Record excerpts:
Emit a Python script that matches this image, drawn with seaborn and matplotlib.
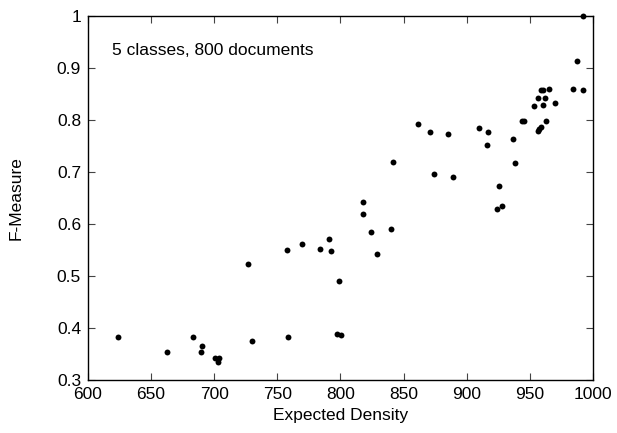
import matplotlib
matplotlib.use("Agg")
import matplotlib.pyplot as plt
import pandas as pd
import seaborn as sns

# Expected density vs. F-measure
expected_density = [
    624, 662.6, 683.2, 690.3, 689.8, 700.9, 703.5, 703, 726.7, 729.9,
    757.4, 758.2, 769.5, 784, 790.9, 792.2, 799, 797.5, 800.2, 818.1,
    818.1, 824.2, 828.7, 840, 841.8, 861.4, 870.6, 874.3, 885.1, 889.1,
    910, 916.8, 916.3, 924, 928.2, 925.5, 936.6, 938, 944, 945.6,
    953, 956.7, 958.6, 960.7, 964.9, 962.2, 960.4, 962.5, 958.6, 957.5,
    956.4, 970.2, 983.9, 991.8, 987.6, 991.8,
]
f_measure = [
    0.383, 0.353, 0.383, 0.365, 0.354, 0.342, 0.342, 0.335, 0.522, 0.374,
    0.550, 0.383, 0.561, 0.551, 0.570, 0.547, 0.491, 0.388, 0.387, 0.643,
    0.619, 0.584, 0.543, 0.591, 0.719, 0.792, 0.776, 0.695, 0.772, 0.691,
    0.784, 0.777, 0.752, 0.628, 0.634, 0.672, 0.764, 0.717, 0.798, 0.798,
    0.827, 0.841, 0.857, 0.857, 0.859, 0.841, 0.828, 0.797, 0.786, 0.782,
    0.778, 0.833, 0.859, 0.858, 0.913, 1.0,
]
x_ticks = [600, 650, 700, 750, 800, 850, 900, 950, 1000]
y_ticks = [0.3, 0.4, 0.5, 0.6, 0.7, 0.8, 0.9, 1.0]
y_tick_labels = ["0.3", "0.4", "0.5", "0.6", "0.7", "0.8", "0.9", "1"]

df = pd.DataFrame({"Expected Density": expected_density, "F-Measure": f_measure})

sns.set_style("ticks")
plt.rcParams["font.family"] = ["Liberation Sans", "DejaVu Sans"]
# plain black text like the original
plt.rcParams["text.color"] = "black"
plt.rcParams["axes.labelcolor"] = "black"
plt.rcParams["xtick.labelcolor"] = "black"
plt.rcParams["ytick.labelcolor"] = "black"

fig = plt.figure(figsize=(6.17, 4.33), dpi=100)
ax = fig.add_axes([0.1426, 0.1224, 0.8184, 0.8413])

sns.scatterplot(data=df, x="Expected Density", y="F-Measure", ax=ax,
                color="black", s=18, edgecolor="black", linewidth=0,
                clip_on=False, zorder=5)

ax.set_xlim(600, 1000)
ax.set_ylim(0.3, 1.0)
ax.set_xticks(x_ticks)
ax.set_yticks(y_ticks)
ax.set_yticklabels(y_tick_labels)
ax.tick_params(direction="in", top=True, right=True, length=5,
               labelsize=12.5, color="#444444", labelcolor="black", pad=5)
for sp in ax.spines.values():
    sp.set_color("black")
    sp.set_linewidth(1.0)

ax.set_xlabel("Expected Density", fontsize=12.5, labelpad=4)
ax.set_ylabel("F-Measure", fontsize=12.5, labelpad=24)
ax.text(0.047, 0.905, "5 classes, 800 documents", transform=ax.transAxes,
        fontsize=12.5, va="center", ha="left", color="black")

fig.savefig("out.png", dpi=100)
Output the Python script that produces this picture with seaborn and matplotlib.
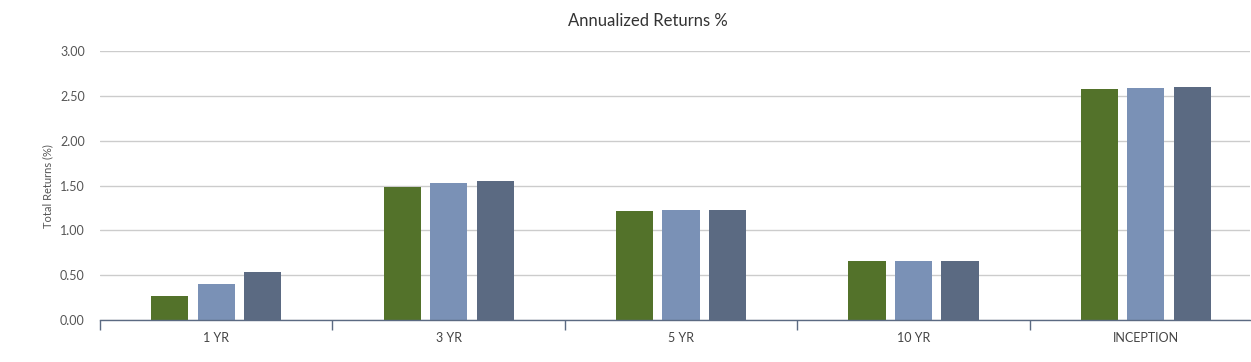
import seaborn as sns
import matplotlib.pyplot as plt
import pandas as pd

# Values
periods = ['1 YR', '3 YR', '5 YR', '10 YR', 'INCEPTION']
series_names = ['Series A', 'Series B', 'Series C']
series_a = [0.27, 1.49, 1.22, 0.66, 2.58]
series_b = [0.40, 1.53, 1.23, 0.66, 2.59]
series_c = [0.54, 1.55, 1.23, 0.66, 2.60]
colors = ['#53722A', '#7A91B6', '#5B6A82']

df = pd.DataFrame({
    'period': periods * 3,
    'series': [s for s in series_names for _ in periods],
    'value': series_a + series_b + series_c,
})

sns.set_style('white')
plt.rcParams['font.family'] = ['Lato', 'DejaVu Sans']

fig = plt.figure(figsize=(12.51, 3.62), dpi=100)
ax = fig.add_axes([100 / 1251, 42 / 362, 1150 / 1251, 268.7 / 362])

sns.barplot(data=df, x='period', y='value', hue='series', order=periods,
            hue_order=series_names, palette=colors, width=0.6, gap=0.2,
            saturation=1, legend=False, linewidth=0, ax=ax)

ax.set_ylim(0, 3)
ax.set_xlim(-0.5, 4.448)
ax.set_yticks([0, 0.5, 1, 1.5, 2, 2.5, 3])
ax.set_yticklabels([f'{v:.2f}' for v in ax.get_yticks()])
ax.yaxis.grid(True, color='#CCCCCC', linewidth=1)
ax.set_axisbelow(True)

# category boundaries get the tick marks, labels sit in the middle
ax.set_xticks([i - 0.5 for i in range(len(periods))], minor=True)
ax.tick_params(axis='x', which='minor', bottom=True, length=7, width=1,
               color='#5B6A82', direction='out')
ax.tick_params(axis='x', which='major', bottom=True, length=0, pad=9,
               labelsize=9, labelcolor='#444444')
ax.tick_params(axis='y', length=0, pad=11, labelsize=9, labelcolor='#555555')

for side in ['top', 'right', 'left']:
    ax.spines[side].set_visible(False)
ax.spines['bottom'].set_color('#5B6A82')
ax.spines['bottom'].set_linewidth(1)

ax.set_xlabel('')
ax.set_ylabel('Total Returns (%)', fontsize=8, color='#555555', labelpad=5)

fig.text(648 / 1251, 1 - 21 / 362, 'Annualized Returns %', ha='center', va='center',
         fontsize=12, color='#333333')

fig.savefig('out.png', dpi=100)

Required task:
In the records above, collect each line with "that".

Final answer:
Emit a Python script that matches this image, drawn with seaborn and matplotlib.
Output the Python script that produces this picture with seaborn and matplotlib.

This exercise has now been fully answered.